著者が台湾生まれで、のちに日本に帰化した方なんですけどね…李登輝贔屓がすごくて、ちょっと読みづらかった。
めくるたびに、主観が入ってくる点も読みづらい。
事実に対する感想は私が決めるよ。

96年までの経歴、台湾と中国の関係、外省人本省人の関係、というのは少し分かった。少しな。
中国と台湾は別であり、同じであり、別なのだ…でも、結局別なのだ。年代と共に、この頃より更に生粋の「外省人」が減ってしまった21世紀の今。
もう二度と同じ国にはならないだろう。「なれない」んじゃない「ならない」んだ。


台北に行ったときに、一度行ってみたいなと思ってた士林官邸。かつて蒋介石の官邸だったとは聞いていたけど。

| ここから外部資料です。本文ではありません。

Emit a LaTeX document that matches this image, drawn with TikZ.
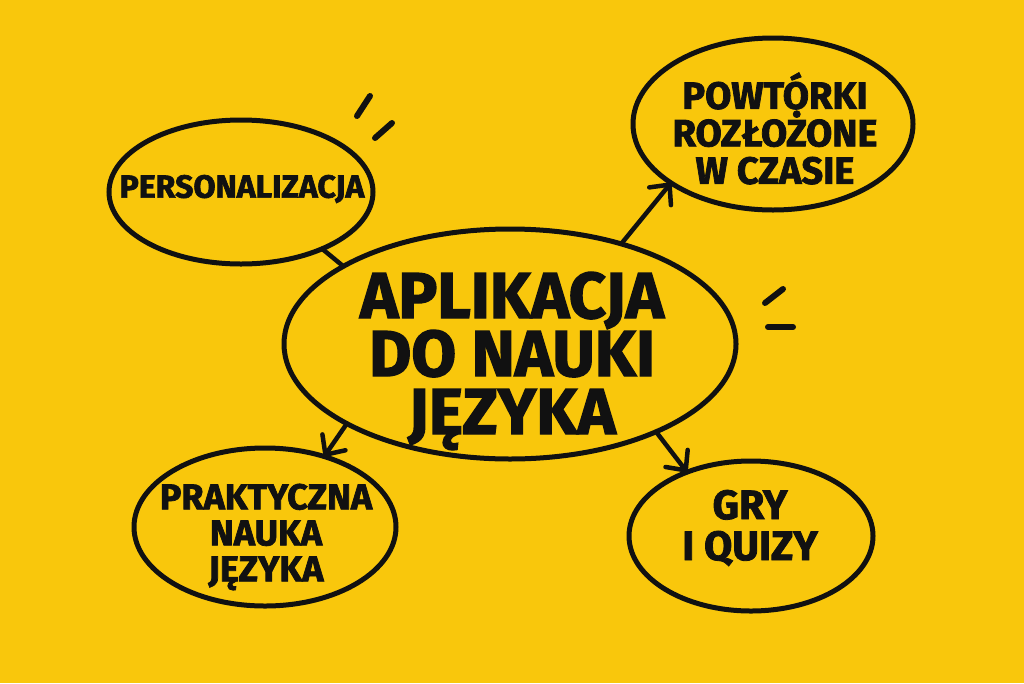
\documentclass[tikz,border=0pt]{standalone}
\usepackage{fontspec}
\newfontfamily\hf{Fira Sans}[BoldFeatures={FakeBold=2}]
\usetikzlibrary{arrows.meta,shapes.geometric}
\definecolor{bg}{RGB}{249,199,12}
\definecolor{ink}{RGB}{17,17,17}
\tikzset{
  bubble/.style={draw=ink, line width=5pt, ellipse, inner sep=0pt, outer sep=0pt},
  label text/.style={text=ink, align=center, inner sep=0pt, font=\hf\bfseries},
  link/.style={draw=ink, line width=4.5pt, line cap=round},
  arrowlink/.style={link, -{Straight Barb[length=15pt,width=28pt,line width=4.5pt,round]}},
  tick/.style={draw=ink, line width=6pt, line cap=round}
}
\begin{document}
\begin{tikzpicture}[x=1pt,y=-1pt]
\fill[bg] (0,0) rectangle (1024,683);
\useasboundingbox (0,0) rectangle (1024,683);

% ellipses
\node[bubble, minimum width=452pt, minimum height=230pt] (main) at (510,344) {};
\node[bubble, minimum width=264pt, minimum height=144pt] (pers) at (241,192) {};
\node[bubble, minimum width=280pt, minimum height=172pt] (pw) at (773,124) {};
\node[bubble, minimum width=262pt, minimum height=158pt] (prak) at (265,527) {};
\node[bubble, minimum width=244pt, minimum height=150pt] (gry) at (751,536) {};

% texts
\node[label text, font=\hf\bfseries\fontsize{65}{58}\selectfont] (tmain) at (512,361) {APLIKACJA\\DO NAUKI\\JĘZYKA};
\node[label text, font=\hf\bfseries\fontsize{32}{36}\selectfont] (tpers) at (242,189) {PERSONALIZACJA};
\node[label text, font=\hf\bfseries\fontsize{38}{37.5}\selectfont] (tpw) at (775,128.5) {POWTÓRKI\\ROZŁOŻONE\\W CZASIE};
\node[label text, font=\hf\bfseries\fontsize{36}{36}\selectfont] (tprak) at (266,537) {PRAKTYCZNA\\NAUKA\\JĘZYKA};
\node[label text, font=\hf\bfseries\fontsize{41}{41}\selectfont] (tgry) at (750,528) {GRY\\I QUIZY};

% connectors
\draw[link] (pers.-35.6) -- (main.155.3);
\draw[arrowlink] (main.42.2) -- (pw.210.3);
\draw[arrowlink] (main.206.6) -- (prak.50.7);
\draw[arrowlink] (main.-31.8) -- (gry.135.4);

% decorative ticks
\coordinate (a1) at (370,96);  \coordinate (a2) at (357,116);
\coordinate (b1) at (392,123); \coordinate (b2) at (375,138);
\coordinate (c1) at (783,289); \coordinate (c2) at (765,303);
\coordinate (d1) at (768,327); \coordinate (d2) at (793,327);
\draw[tick] (a1) -- (a2);
\draw[tick] (b1) -- (b2);
\draw[tick] (c1) -- (c2);
\draw[tick] (d1) -- (d2);
\end{tikzpicture}
\end{document}
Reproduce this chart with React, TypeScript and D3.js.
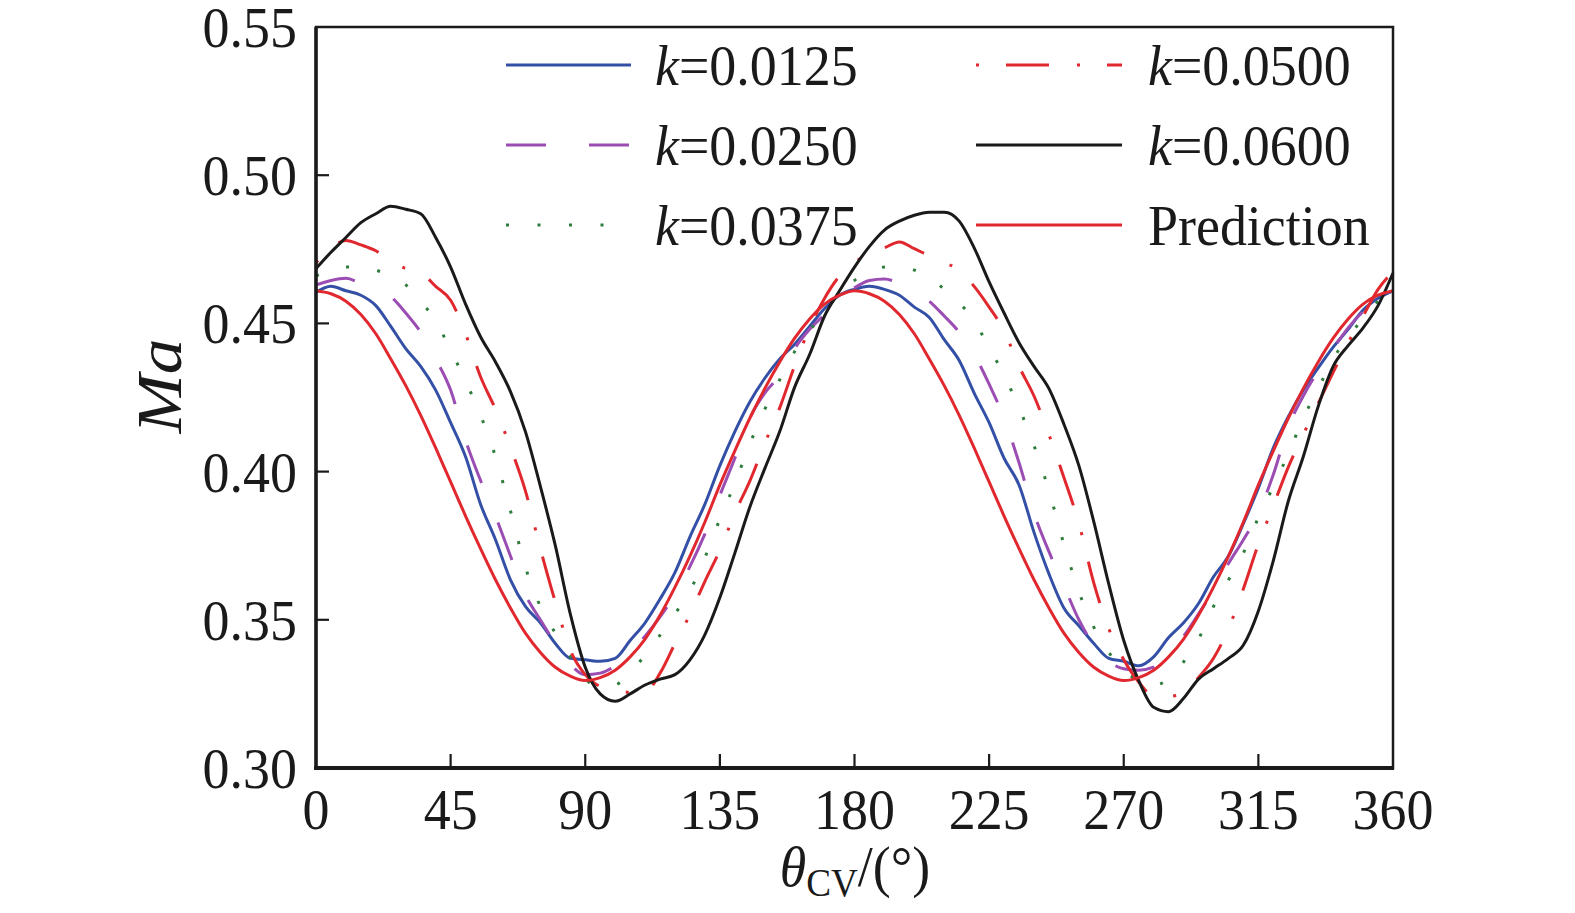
import React from 'react'
import * as d3 from 'd3'

// crank angle grid, 5 degree steps
const angles = d3.range(0, 361, 5)

const xTicks = [0, 45, 90, 135, 180, 225, 270, 315, 360]
const yTicks = [0.3, 0.35, 0.4, 0.45, 0.5, 0.55]

// Ma values
const k0125 = [
  0.4605, 0.4625, 0.461, 0.4595, 0.456, 0.449, 0.4415, 0.4355, 0.4275, 0.4165, 0.405, 0.389, 0.377, 0.3635, 0.3545, 0.349, 0.342, 0.337, 0.3365,
  0.336, 0.337, 0.343, 0.349, 0.357, 0.366, 0.378, 0.389, 0.402, 0.4135, 0.4235, 0.4315, 0.438, 0.443, 0.449, 0.455, 0.4595, 0.4615,
  0.4625, 0.4615, 0.4595, 0.4555, 0.452, 0.4445, 0.4375, 0.4265, 0.4165, 0.4045, 0.3955, 0.3795, 0.3655, 0.354, 0.348, 0.342, 0.337, 0.336,
  0.3345, 0.3375, 0.344, 0.349, 0.3555, 0.3645, 0.3715, 0.3825, 0.3945, 0.408, 0.4185, 0.4275, 0.435, 0.442, 0.448, 0.4545, 0.4585, 0.461,
]
const k0250 = [
  0.463, 0.4645, 0.4652, 0.4635, 0.4615, 0.459, 0.4535, 0.447, 0.438, 0.4275, 0.4105, 0.397, 0.385, 0.3715, 0.3585, 0.35, 0.342, 0.335, 0.3315,
  0.332, 0.3345, 0.339, 0.3445, 0.351, 0.3585, 0.368, 0.379, 0.392, 0.4045, 0.418, 0.4265, 0.4325, 0.4415, 0.448, 0.453, 0.458, 0.462,
  0.4645, 0.465, 0.4635, 0.461, 0.4575, 0.4525, 0.447, 0.4395, 0.4295, 0.418, 0.403, 0.386, 0.373, 0.3615, 0.35, 0.3415, 0.336, 0.3335,
  0.333, 0.334, 0.339, 0.3445, 0.352, 0.36, 0.369, 0.377, 0.386, 0.399, 0.415, 0.4255, 0.434, 0.4415, 0.4485, 0.454, 0.458, 0.4605,
]
const k0375 = [
  0.466, 0.468, 0.469, 0.4688, 0.468, 0.4658, 0.463, 0.4575, 0.4508, 0.441, 0.4305, 0.419, 0.405, 0.3868, 0.3678, 0.3545, 0.3455, 0.3375, 0.33,
  0.3275, 0.328, 0.3325, 0.338, 0.3448, 0.352, 0.3598, 0.371, 0.384, 0.396, 0.4093, 0.421, 0.431, 0.4405, 0.4475, 0.454, 0.46, 0.4645,
  0.4675, 0.469, 0.4692, 0.468, 0.4655, 0.4615, 0.457, 0.4508, 0.4418, 0.4325, 0.4215, 0.4088, 0.3935, 0.3755, 0.3595, 0.3475, 0.339, 0.333,
  0.3295, 0.328, 0.33, 0.3358, 0.3435, 0.3545, 0.3634, 0.3725, 0.3845, 0.395, 0.406, 0.418, 0.428, 0.438, 0.4455, 0.4515, 0.4575, 0.4635,
]
const k0500 = [
  0.4705, 0.4755, 0.478, 0.4765, 0.4745, 0.471, 0.4685, 0.4672, 0.4625, 0.4578, 0.4465, 0.432, 0.421, 0.4082, 0.3935, 0.374, 0.356, 0.3398, 0.3315,
  0.3275, 0.3263, 0.3255, 0.3256, 0.332, 0.342, 0.3518, 0.363, 0.3735, 0.386, 0.3968, 0.4095, 0.4215, 0.4357, 0.4485, 0.4585, 0.466, 0.4705,
  0.4738, 0.4755, 0.4775, 0.4752, 0.4728, 0.4705, 0.468, 0.4625, 0.4555, 0.4475, 0.4355, 0.4255, 0.4125, 0.398, 0.3825, 0.3624, 0.347, 0.3365,
  0.329, 0.3243, 0.3242, 0.3252, 0.3305, 0.337, 0.347, 0.3605, 0.3755, 0.3885, 0.4015, 0.4125, 0.423, 0.4335, 0.4435, 0.4525, 0.4615, 0.4675,
]
const k0600 = [
  0.4685, 0.474, 0.479, 0.484, 0.487, 0.4895, 0.4885, 0.487, 0.479, 0.469, 0.4565, 0.4455, 0.437, 0.427, 0.4135, 0.395, 0.375, 0.352, 0.334,
  0.325, 0.3225, 0.325, 0.328, 0.33, 0.3315, 0.3365, 0.345, 0.3575, 0.3725, 0.388, 0.401, 0.4135, 0.4285, 0.4395, 0.4525, 0.461, 0.469,
  0.476, 0.4815, 0.4845, 0.4865, 0.4875, 0.4875, 0.4845, 0.4755, 0.464, 0.4535, 0.4435, 0.4355, 0.428, 0.416, 0.402, 0.383, 0.362, 0.343,
  0.3295, 0.3205, 0.319, 0.3235, 0.33, 0.3335, 0.337, 0.3415, 0.353, 0.37, 0.39, 0.405, 0.422, 0.4355, 0.4425, 0.4485, 0.456, 0.467,
]
const prediction = [
  0.461, 0.46, 0.4575, 0.453, 0.4465, 0.438, 0.429, 0.419, 0.408, 0.3965, 0.385, 0.374, 0.3635, 0.354, 0.3455, 0.339, 0.334, 0.331, 0.3295,
  0.3305, 0.333, 0.3375, 0.3435, 0.3515, 0.361, 0.3715, 0.383, 0.3955, 0.407, 0.418, 0.428, 0.437, 0.445, 0.4515, 0.4565, 0.4595, 0.461,
  0.46, 0.4575, 0.453, 0.4465, 0.438, 0.429, 0.419, 0.408, 0.3965, 0.385, 0.374, 0.3635, 0.354, 0.3455, 0.339, 0.334, 0.331, 0.3295,
  0.3305, 0.333, 0.3375, 0.3435, 0.3515, 0.361, 0.3715, 0.383, 0.3955, 0.407, 0.418, 0.428, 0.437, 0.445, 0.4515, 0.4565, 0.4595, 0.461,
]

const series = [
  { label: '0.0125', values: k0125, color: '#3450a6', dash: undefined as string | undefined },
  { label: '0.0250', values: k0250, color: '#9b4db3', dash: '40,43' },
  { label: '0.0375', values: k0375, color: '#2f7d3c', dash: '3,28.5' },
  { label: '0.0500', values: k0500, color: '#e0282e', dash: '3,27,43,28' },
  { label: '0.0600', values: k0600, color: '#1a1a1a', dash: undefined },
  { label: 'Prediction', values: prediction, color: '#e0282e', dash: undefined },
]

const FONT = '"Liberation Serif", "Times New Roman", serif'
const FS = 58
const SX = 0.93

function T({ x, y, anchor = 'start', children }: { x: number; y: number; anchor?: string; children: React.ReactNode }) {
  return (
    <text transform={`translate(${x},${y}) scale(${SX},1)`} textAnchor={anchor} fontSize={FS} fill="#1a1a1a">
      {children}
    </text>
  )
}

export default function App() {
  const x = d3.scaleLinear().domain([0, 360]).range([316, 1393])
  const y = d3.scaleLinear().domain([0.3, 0.55]).range([768, 27])

  const line = d3
    .line<number>()
    .x((_, i) => x(angles[i]))
    .y(d => y(d))
    .curve(d3.curveMonotoneX)

  // legend slots: [x1, x2, textX, rowY]
  const legendPos = [
    [506, 631, 655, 65],
    [506, 631, 655, 145],
    [506, 631, 655, 225],
    [976, 1122, 1148, 65],
    [976, 1122, 1148, 145],
    [976, 1122, 1148, 225],
  ]

  return (
    <svg width={1575} height={913} style={{ position: 'absolute', left: 0, top: 0, background: '#fff' }} fontFamily={FONT}>
      {/* curves */}
      {series.map(s => (
        <path
          key={s.label}
          d={line(s.values) || ''}
          fill="none"
          stroke={s.color}
          strokeWidth={3}
          strokeDasharray={s.dash}
          strokeLinejoin="round"
        />
      ))}

      {/* frame */}
      <rect x={316} y={27} width={1077} height={741} fill="none" stroke="#1a1a1a" strokeWidth={2.5} />
      <line x1={316} x2={316} y1={27} y2={769} stroke="#1a1a1a" strokeWidth={3.5} />
      <line x1={314} x2={1394} y1={768} y2={768} stroke="#1a1a1a" strokeWidth={4} />

      {/* ticks */}
      {xTicks.slice(1, -1).map(t => (
        <line key={t} x1={x(t)} x2={x(t)} y1={768} y2={754} stroke="#1a1a1a" strokeWidth={2.2} />
      ))}
      {yTicks.slice(1, -1).map(t => (
        <line key={t} x1={316} x2={329} y1={y(t)} y2={y(t)} stroke="#1a1a1a" strokeWidth={2.2} />
      ))}

      {/* tick labels */}
      {xTicks.map(t => (
        <T key={t} x={x(t)} y={829} anchor="middle">{t}</T>
      ))}
      {yTicks.map(t => (
        <T key={t} x={297} y={y(t) + 20} anchor="end">{t.toFixed(2)}</T>
      ))}

      {/* axis titles */}
      <text transform="translate(181,386) rotate(-90) scale(1.08,0.95)" textAnchor="middle" fontSize={66} fontStyle="italic" fill="#1a1a1a">
        Ma
      </text>
      <text transform="translate(855,886) scale(0.93,1)" textAnchor="middle" fontSize={FS} fill="#1a1a1a">
        <tspan fontStyle="italic">θ</tspan>
        <tspan fontSize={40} dy={10}>CV</tspan>
        <tspan dy={-10}>/(°)</tspan>
      </text>

      {/* legend */}
      {series.map((s, i) => {
        const [x1, x2, tx, ry] = legendPos[i]
        return (
          <g key={s.label}>
            <line x1={x1} x2={x2} y1={ry} y2={ry} stroke={s.color} strokeWidth={3} strokeDasharray={s.dash} />
            {s.label === 'Prediction' ? (
              <T x={tx} y={ry + 20}>Prediction</T>
            ) : (
              <T x={tx} y={ry + 20}>
                <tspan fontStyle="italic">k</tspan>={s.label}
              </T>
            )}
          </g>
        )
      })}
    </svg>
  )
}
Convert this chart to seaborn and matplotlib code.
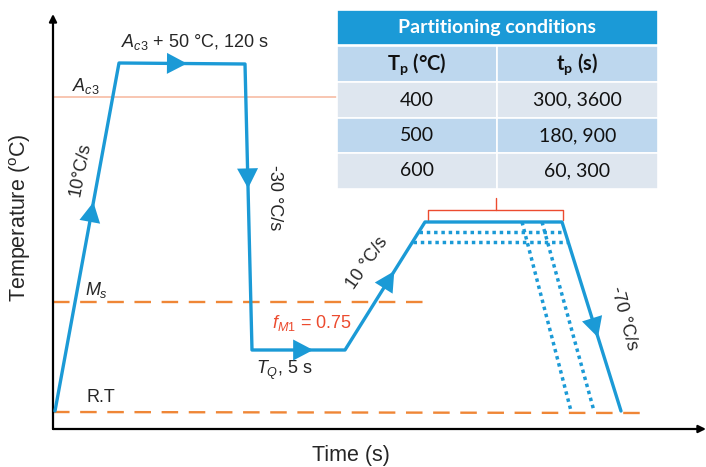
import numpy as np
import matplotlib
matplotlib.use("Agg")
import matplotlib.pyplot as plt
from matplotlib.patches import Polygon, Rectangle
import seaborn as sns

# Quenching & partitioning schedule (schematic time / temperature units)
profile_time = [2, 66, 192, 199, 292, 372, 509, 568]
profile_temp = [18, 366, 365, 79, 79, 207, 207, 18]

# Lower partitioning temperatures (dotted holds)
level_temps = [197, 187]
# Shorter partitioning times (dotted cooling branches)
branch_start_time = [469, 489]
branch_end_time = [518, 541]

temp_ac3 = 332
temp_ms = 127
temp_rt = 18

table_title = "Partitioning conditions"
table_cols = [r"T$_{\mathbf{p}}$ (°C)", r"t$_{\mathbf{p}}$ (s)"]
table_tp = ["400", "500", "600"]
table_times = ["300, 3600", "180, 900", "60, 300"]

BLUE = "#1b9ad6"
ORANGE = "#ef8636"
PEACH = "#f6b79c"
RED = "#ec4b2f"

sns.set_style("white")
plt.rcParams["font.family"] = ["Liberation Sans", "DejaVu Sans"]
plt.rcParams["mathtext.fontset"] = "custom"
plt.rcParams["mathtext.rm"] = "Liberation Sans"
plt.rcParams["mathtext.it"] = "Liberation Sans:italic"
plt.rcParams["mathtext.bf"] = "Lato:bold"
plt.rcParams["mathtext.default"] = "it"

W, H = 706, 467
fig = plt.figure(figsize=(W / 100, H / 100), dpi=100)
X0, Y0, Y1 = 53, 429, 14
ax = fig.add_axes([X0 / W, (H - Y0) / H, (W - X0) / W, (Y0 - Y1) / H])
ax.set_xlim(0, W - X0)
ax.set_ylim(0, Y0 - Y1)
ax.axis("off")


def P(px, py):
    """Pixel position on the canvas -> data coordinates."""
    return px - X0, Y0 - py


# axes with arrow heads
arrow_kw = dict(arrowstyle="-|>", lw=1.6, color="black", mutation_scale=11,
                shrinkA=0, shrinkB=0)
ax.annotate("", xy=(0, 1), xytext=(0, 0), xycoords="axes fraction",
            arrowprops=arrow_kw, annotation_clip=False)
ax.annotate("", xy=(1, 0), xytext=(0, 0), xycoords="axes fraction",
            arrowprops=arrow_kw, annotation_clip=False)

# reference temperatures
ax.plot([0, 285], [temp_ac3, temp_ac3], color=PEACH, lw=1.1, zorder=1)
ax.plot([0, 375], [temp_ms, temp_ms], color=ORANGE, lw=1.7,
        dashes=(7, 4.5), zorder=1)
ax.plot([0, 587], [temp_rt - 1, temp_rt - 2], color=ORANGE, lw=1.7,
        dashes=(7, 4.5), zorder=1)

# main thermal path
sns.lineplot(x=profile_time, y=profile_temp, sort=False, estimator=None,
             color=BLUE, lw=2.4, ax=ax, zorder=3)

# dotted alternatives
reheat_t0, reheat_T0 = profile_time[4], profile_temp[4]
reheat_t1, reheat_T1 = profile_time[5], profile_temp[5]
cool_t0, cool_T0 = profile_time[6], profile_temp[6]
cool_t1, cool_T1 = profile_time[7], profile_temp[7]
for T in level_temps:
    ta = reheat_t0 + (T - reheat_T0) * (reheat_t1 - reheat_t0) / (reheat_T1 - reheat_T0)
    tb = cool_t0 + (T - cool_T0) * (cool_t1 - cool_t0) / (cool_T1 - cool_T0)
    sns.lineplot(x=[ta, tb], y=[T, T], color=BLUE, lw=2.5,
                 linestyle=(0, (1, 1.1)), ax=ax, zorder=3)
for ts, te in zip(branch_start_time, branch_end_time):
    sns.lineplot(x=[ts, te], y=[profile_temp[5], temp_rt], sort=False,
                 estimator=None, color=BLUE, lw=2.5,
                 linestyle=(0, (1, 1.1)), ax=ax, zorder=3)


def arrow_head(i, frac, length=20, width=21):
    p0 = np.array([profile_time[i], profile_temp[i]], float)
    p1 = np.array([profile_time[i + 1], profile_temp[i + 1]], float)
    d = p1 - p0
    u = d / np.hypot(*d)
    n = np.array([-u[1], u[0]])
    c = p0 + frac * d
    tip = c + u * length / 2
    b = c - u * length / 2
    ax.add_patch(Polygon([tip, b + n * width / 2, b - n * width / 2],
                         closed=True, color=BLUE, zorder=5, lw=0))


for seg, frac in [(0, 0.572), (1, 0.46), (2, 0.40), (3, 0.55), (4, 0.55), (6, 0.56)]:
    arrow_head(seg, frac)

# bracket over the partitioning hold
bx0, bx1 = 375, 510
by, bh = 219, 10
ax.plot([bx0, bx0, bx1, bx1], [by - bh, by, by, by - bh], color=RED, lw=1.0, zorder=2)
ax.plot([(bx0 + bx1) / 2] * 2, [by, by + 12], color=RED, lw=1.0, zorder=2)

# annotations
fs = 13
ax.text(*P(195, 42), r"$A_{c3}$ + 50 °C, 120 s", fontsize=fs, ha="center", va="center")
ax.text(*P(86, 86), r"$A_{c3}$", fontsize=fs, ha="center", va="center")
ax.text(*P(80, 169), "10°C/s", fontsize=fs, ha="center", va="center", rotation=79)
ax.text(*P(274, 198), "-30 °C/s", fontsize=fs, ha="center", va="center", rotation=-90)
ax.text(*P(97, 290), r"$M_s$", fontsize=fs, ha="center", va="center")
ax.text(*P(312, 323), r"$f_{M1}$ = 0.75", fontsize=fs, ha="center", va="center", color=RED)
ax.text(*P(284, 370), r"$T_Q$, 5 s", fontsize=fs, ha="center", va="center")
ax.text(*P(367, 263), "10 °C/s", fontsize=fs, ha="center", va="center", rotation=55)
ax.text(*P(624, 318), "-70 °C/s", fontsize=fs, ha="center", va="center", rotation=-75)
ax.text(*P(101, 398), "R.T", fontsize=fs, ha="center", va="center")
fig.text(20 / W, 1 - 218 / H, r"Temperature ($^{\mathrm{o}}$C)", fontsize=15.5, rotation=90,
         ha="center", va="center")
fig.text(351 / W, 1 - 455 / H, "Time (s)", fontsize=15.5, ha="center", va="center")

# partitioning table
def cell(x0, y0, x1, y1, color):
    fig.patches.append(Rectangle((x0 / W, 1 - y1 / H), (x1 - x0) / W, (y1 - y0) / H,
                                 transform=fig.transFigure, facecolor=color,
                                 edgecolor="white", lw=1.2, zorder=10))


TX0, TXM, TX1 = 337, 497, 658
cell(TX0, 10, TX1, 45, "#1b9ad7")
fig.text((TX0 + TX1) / 2 / W, 1 - 28 / H, table_title, fontsize=14, fontweight="bold",
         color="white", family="Lato", ha="center", va="center", zorder=11)
rows_y = [(46, 82), (82, 118), (118, 153), (153, 189)]
row_colors = ["#bdd7ee", "#dee6ef", "#bdd7ee", "#dee6ef"]
for (ya, yb), col in zip(rows_y, row_colors):
    cell(TX0, ya, TXM, yb, col)
    cell(TXM, ya, TX1, yb, col)
ya, yb = rows_y[0]
for xc, lab in zip([(TX0 + TXM) / 2, (TXM + TX1) / 2], table_cols):
    fig.text(xc / W, 1 - (ya + yb) / 2 / H, lab, fontsize=14.5, fontweight="bold",
             family="Lato", ha="center", va="center", zorder=11, color="#111111")
for (ya, yb), tp, tt in zip(rows_y[1:], table_tp, table_times):
    fig.text((TX0 + TXM) / 2 / W, 1 - (ya + yb) / 2 / H, tp, fontsize=14,
             family="Lato", ha="center", va="center", zorder=11, color="#111111")
    fig.text((TXM + TX1) / 2 / W, 1 - (ya + yb) / 2 / H, tt, fontsize=14,
             family="Lato", ha="center", va="center", zorder=11, color="#111111")

fig.savefig("out.png", dpi=100)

彼は台湾中にそういったものを持っていて、それは本省人にしてみれば「略奪」だったと。そしてそれは彼だけじゃなく、多くの国民党幹部によって同じように奪われた場所がたくさんあったそうだ。
日月潭の有名ホテルもそうだよね。そういう目線で、士林官邸を見に行ってみたいなと思う。そして日月潭も行きたい。

 

ただ、なぜ蔣経国にそこまで登用されたのかが見えなかった。wikiというか、李登輝自身の著書によれば「蔣経国が登輝を副総統に抜擢したことについて登輝自身は「私は蔣経国の副総統であるが、彼が計画的に私を後継者として選んだのかどうかは、本当に知らない。しかし、私は結局彼の後を引き継いだのであり、これこそは歴史の偶然なのである。」と語っている」らしい。

蔣経国の知己を得たきっかけも、そもそもは彼の暗殺未遂事件に李登輝の古くからの知人が捕まってその仲間の疑いがかけられたことから。そこからなぜ副総統まで上り詰めたのか。そこがこの本では見えなかったし、そこが知りたかった。

背景は違えど、時代的にはゴルバチョフエリツィンを彷彿させるなと思った。

 

とにかく蔣経国の信頼を得た結果、彼が急逝した際に副総統だったがために総統になり、民選でもきちんと選ばれた初の総統となるのだが、その選挙の前でこの本は終わっている。